Information given ▸
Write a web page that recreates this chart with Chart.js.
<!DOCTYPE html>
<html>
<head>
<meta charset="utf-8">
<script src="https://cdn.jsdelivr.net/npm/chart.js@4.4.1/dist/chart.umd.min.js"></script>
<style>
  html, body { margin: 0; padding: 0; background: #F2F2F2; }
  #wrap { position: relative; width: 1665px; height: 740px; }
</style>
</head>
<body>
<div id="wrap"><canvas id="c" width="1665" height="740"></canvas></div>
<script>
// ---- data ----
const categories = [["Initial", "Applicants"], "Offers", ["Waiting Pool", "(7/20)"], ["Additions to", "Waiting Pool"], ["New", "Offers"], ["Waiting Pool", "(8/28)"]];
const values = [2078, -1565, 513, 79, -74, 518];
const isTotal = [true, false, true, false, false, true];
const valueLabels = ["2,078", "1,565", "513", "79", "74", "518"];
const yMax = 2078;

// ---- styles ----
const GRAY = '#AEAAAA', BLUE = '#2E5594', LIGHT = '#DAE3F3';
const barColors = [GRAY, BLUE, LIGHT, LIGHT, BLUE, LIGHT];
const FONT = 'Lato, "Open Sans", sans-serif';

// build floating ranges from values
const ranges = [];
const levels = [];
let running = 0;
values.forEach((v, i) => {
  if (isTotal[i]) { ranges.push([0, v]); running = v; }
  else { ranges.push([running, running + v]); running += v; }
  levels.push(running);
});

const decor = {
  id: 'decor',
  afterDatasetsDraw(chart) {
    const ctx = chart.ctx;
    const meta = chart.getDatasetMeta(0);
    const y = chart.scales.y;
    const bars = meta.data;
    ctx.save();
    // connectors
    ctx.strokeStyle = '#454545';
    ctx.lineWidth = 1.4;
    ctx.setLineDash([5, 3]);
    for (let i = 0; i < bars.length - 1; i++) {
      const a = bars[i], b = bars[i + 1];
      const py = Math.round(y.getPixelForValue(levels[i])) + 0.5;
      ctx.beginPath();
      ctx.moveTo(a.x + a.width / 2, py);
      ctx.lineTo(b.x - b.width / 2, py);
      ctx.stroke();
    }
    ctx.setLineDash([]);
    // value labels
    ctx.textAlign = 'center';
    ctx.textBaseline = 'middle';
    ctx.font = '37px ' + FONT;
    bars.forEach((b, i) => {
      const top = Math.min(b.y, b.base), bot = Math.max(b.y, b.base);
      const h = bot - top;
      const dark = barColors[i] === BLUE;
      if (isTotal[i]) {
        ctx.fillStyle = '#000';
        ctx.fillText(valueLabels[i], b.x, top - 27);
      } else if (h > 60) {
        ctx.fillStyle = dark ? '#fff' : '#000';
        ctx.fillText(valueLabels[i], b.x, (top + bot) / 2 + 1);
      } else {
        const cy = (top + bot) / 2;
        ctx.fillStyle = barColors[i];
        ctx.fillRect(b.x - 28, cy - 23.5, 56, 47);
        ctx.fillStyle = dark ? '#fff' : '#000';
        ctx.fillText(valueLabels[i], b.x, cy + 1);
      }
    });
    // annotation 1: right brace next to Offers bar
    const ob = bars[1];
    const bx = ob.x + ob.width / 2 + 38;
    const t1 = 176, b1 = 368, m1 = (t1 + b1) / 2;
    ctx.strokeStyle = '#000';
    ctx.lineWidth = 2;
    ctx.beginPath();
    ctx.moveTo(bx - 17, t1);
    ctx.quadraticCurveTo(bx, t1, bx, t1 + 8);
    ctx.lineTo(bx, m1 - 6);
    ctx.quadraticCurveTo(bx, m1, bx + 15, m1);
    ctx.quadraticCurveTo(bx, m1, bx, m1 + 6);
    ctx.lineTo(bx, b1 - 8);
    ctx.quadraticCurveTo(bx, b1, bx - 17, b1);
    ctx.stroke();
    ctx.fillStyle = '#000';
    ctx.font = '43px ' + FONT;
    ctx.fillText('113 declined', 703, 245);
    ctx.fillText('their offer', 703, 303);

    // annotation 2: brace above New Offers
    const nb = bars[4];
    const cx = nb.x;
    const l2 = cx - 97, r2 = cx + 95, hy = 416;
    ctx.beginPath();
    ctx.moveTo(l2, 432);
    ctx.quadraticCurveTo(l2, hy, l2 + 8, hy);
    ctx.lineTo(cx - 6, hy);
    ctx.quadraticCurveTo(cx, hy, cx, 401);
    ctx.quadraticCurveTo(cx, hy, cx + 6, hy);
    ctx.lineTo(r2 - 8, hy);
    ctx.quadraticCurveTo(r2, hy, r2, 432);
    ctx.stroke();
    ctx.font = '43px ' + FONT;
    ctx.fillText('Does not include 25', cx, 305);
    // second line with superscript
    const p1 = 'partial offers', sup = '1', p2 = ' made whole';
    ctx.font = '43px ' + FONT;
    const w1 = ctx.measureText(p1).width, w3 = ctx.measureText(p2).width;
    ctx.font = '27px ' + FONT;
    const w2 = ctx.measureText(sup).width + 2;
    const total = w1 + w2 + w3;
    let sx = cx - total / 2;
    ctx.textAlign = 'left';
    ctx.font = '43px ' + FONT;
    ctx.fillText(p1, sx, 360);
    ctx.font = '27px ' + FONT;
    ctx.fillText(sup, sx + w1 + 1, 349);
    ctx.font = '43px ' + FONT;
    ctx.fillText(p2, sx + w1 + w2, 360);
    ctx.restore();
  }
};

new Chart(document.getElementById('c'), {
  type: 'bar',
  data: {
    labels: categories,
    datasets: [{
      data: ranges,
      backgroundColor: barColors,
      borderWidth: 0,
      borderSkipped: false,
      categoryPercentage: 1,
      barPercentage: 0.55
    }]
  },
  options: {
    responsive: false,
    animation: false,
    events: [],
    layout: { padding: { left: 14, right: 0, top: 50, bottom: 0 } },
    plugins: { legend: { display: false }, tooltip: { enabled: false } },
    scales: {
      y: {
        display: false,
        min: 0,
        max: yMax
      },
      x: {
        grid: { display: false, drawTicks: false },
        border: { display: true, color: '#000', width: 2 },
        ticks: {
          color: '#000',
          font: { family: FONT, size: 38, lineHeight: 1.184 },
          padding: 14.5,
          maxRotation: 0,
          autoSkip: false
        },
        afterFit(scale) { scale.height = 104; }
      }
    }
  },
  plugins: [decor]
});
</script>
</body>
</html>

* * *

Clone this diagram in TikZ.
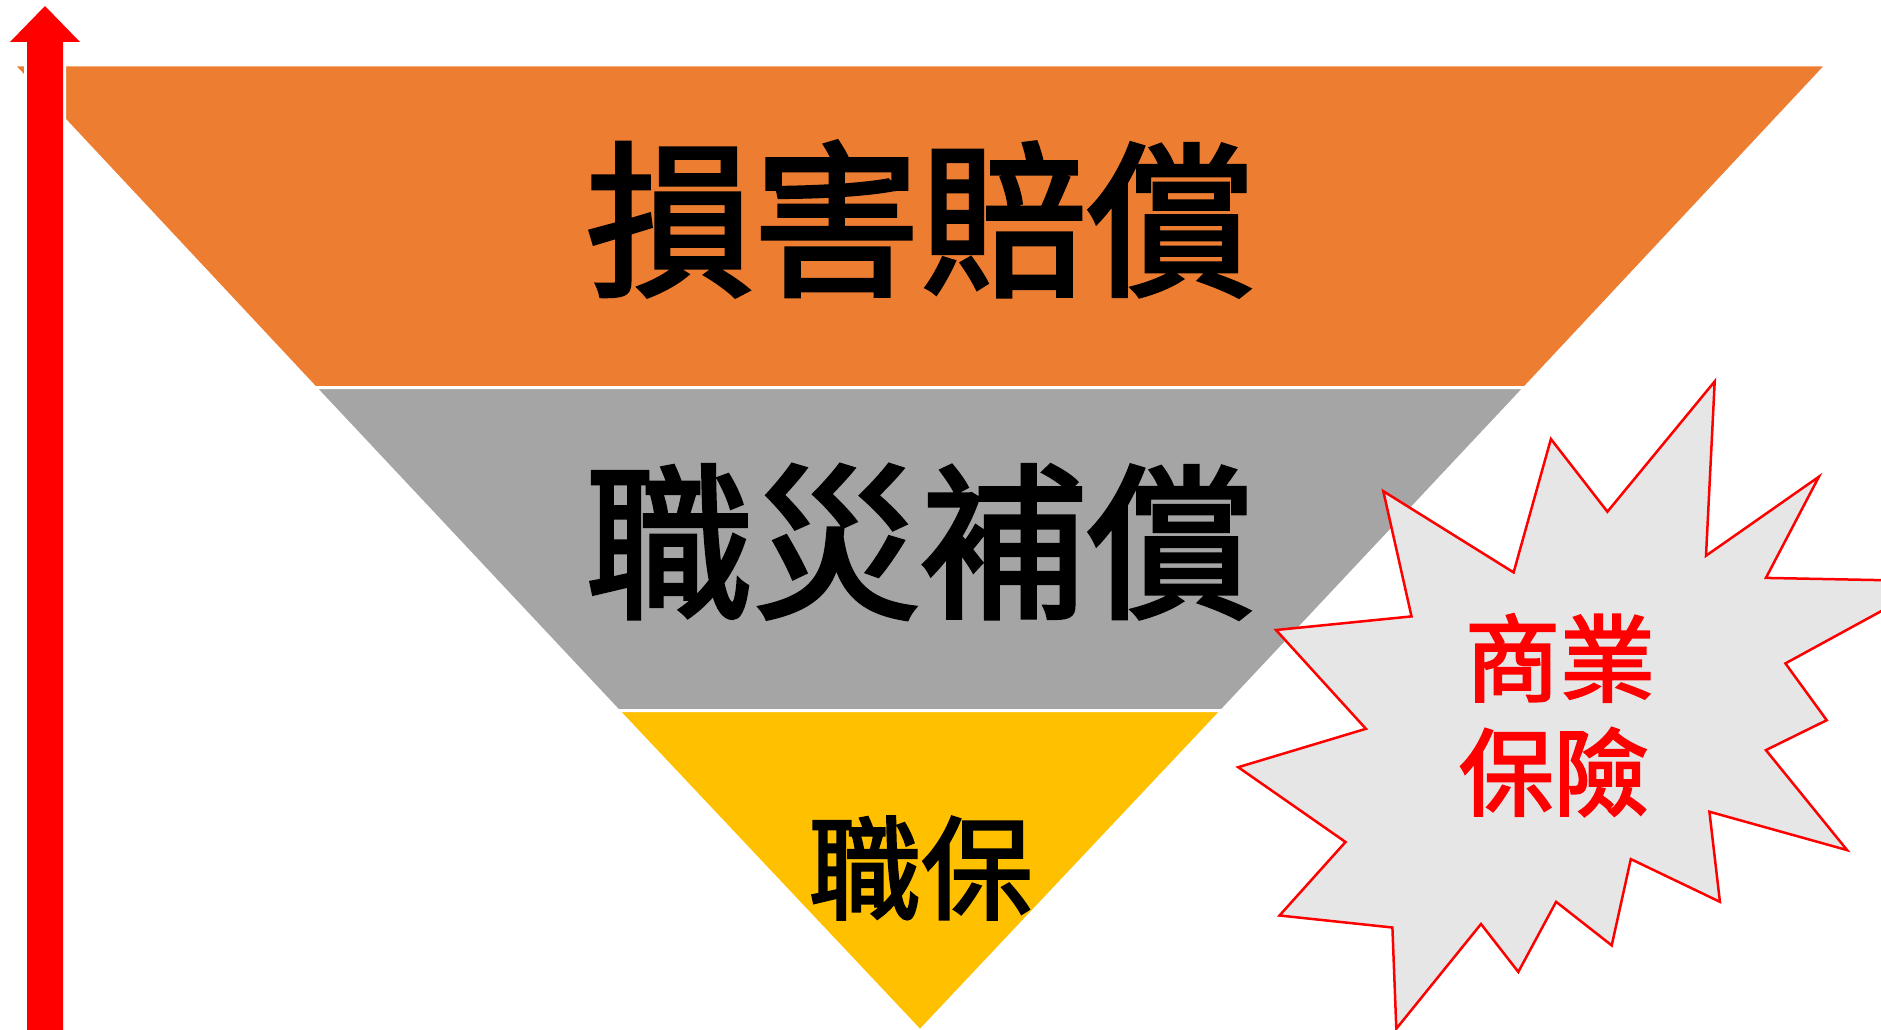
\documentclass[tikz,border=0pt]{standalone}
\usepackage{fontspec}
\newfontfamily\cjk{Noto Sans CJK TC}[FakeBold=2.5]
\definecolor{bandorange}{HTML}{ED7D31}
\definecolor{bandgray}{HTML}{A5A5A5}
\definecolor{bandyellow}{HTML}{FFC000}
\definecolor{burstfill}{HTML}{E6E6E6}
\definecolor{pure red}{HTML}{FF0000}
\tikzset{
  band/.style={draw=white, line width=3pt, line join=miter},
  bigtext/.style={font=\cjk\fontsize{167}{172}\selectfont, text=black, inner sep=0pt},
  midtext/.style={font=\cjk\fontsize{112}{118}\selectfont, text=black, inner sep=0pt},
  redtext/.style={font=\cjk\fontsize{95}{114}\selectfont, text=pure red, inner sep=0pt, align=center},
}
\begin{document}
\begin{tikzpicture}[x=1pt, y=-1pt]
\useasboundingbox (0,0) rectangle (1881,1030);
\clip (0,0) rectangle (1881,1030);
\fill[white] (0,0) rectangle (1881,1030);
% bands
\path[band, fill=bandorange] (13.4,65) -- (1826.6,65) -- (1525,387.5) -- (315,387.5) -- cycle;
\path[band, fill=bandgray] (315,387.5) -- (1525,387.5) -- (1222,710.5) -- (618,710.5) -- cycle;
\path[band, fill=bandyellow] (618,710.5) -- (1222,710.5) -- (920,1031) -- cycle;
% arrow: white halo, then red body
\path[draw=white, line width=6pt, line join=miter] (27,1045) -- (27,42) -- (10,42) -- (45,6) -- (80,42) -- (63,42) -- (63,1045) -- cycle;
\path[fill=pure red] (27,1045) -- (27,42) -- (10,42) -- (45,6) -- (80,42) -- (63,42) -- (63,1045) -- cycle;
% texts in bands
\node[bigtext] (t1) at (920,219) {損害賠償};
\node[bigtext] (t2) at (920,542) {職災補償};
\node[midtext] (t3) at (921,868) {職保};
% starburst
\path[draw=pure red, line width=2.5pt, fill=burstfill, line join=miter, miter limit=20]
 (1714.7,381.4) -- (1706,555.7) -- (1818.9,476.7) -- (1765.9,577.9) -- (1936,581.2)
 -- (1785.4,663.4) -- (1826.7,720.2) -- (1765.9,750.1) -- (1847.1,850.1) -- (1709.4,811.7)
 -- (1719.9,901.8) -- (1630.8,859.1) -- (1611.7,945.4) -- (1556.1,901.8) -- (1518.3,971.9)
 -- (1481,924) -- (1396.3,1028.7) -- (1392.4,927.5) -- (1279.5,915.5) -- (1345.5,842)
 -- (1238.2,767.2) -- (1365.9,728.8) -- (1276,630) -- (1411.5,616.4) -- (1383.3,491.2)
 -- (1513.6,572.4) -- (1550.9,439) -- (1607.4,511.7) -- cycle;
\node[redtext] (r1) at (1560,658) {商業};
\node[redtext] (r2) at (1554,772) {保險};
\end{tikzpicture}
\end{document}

What to do ▸ Scan the material above. Extract every line in which the word "with" occurs.

Problem solution ▸
Write a web page that recreates this chart with Chart.js.
    // second line with superscript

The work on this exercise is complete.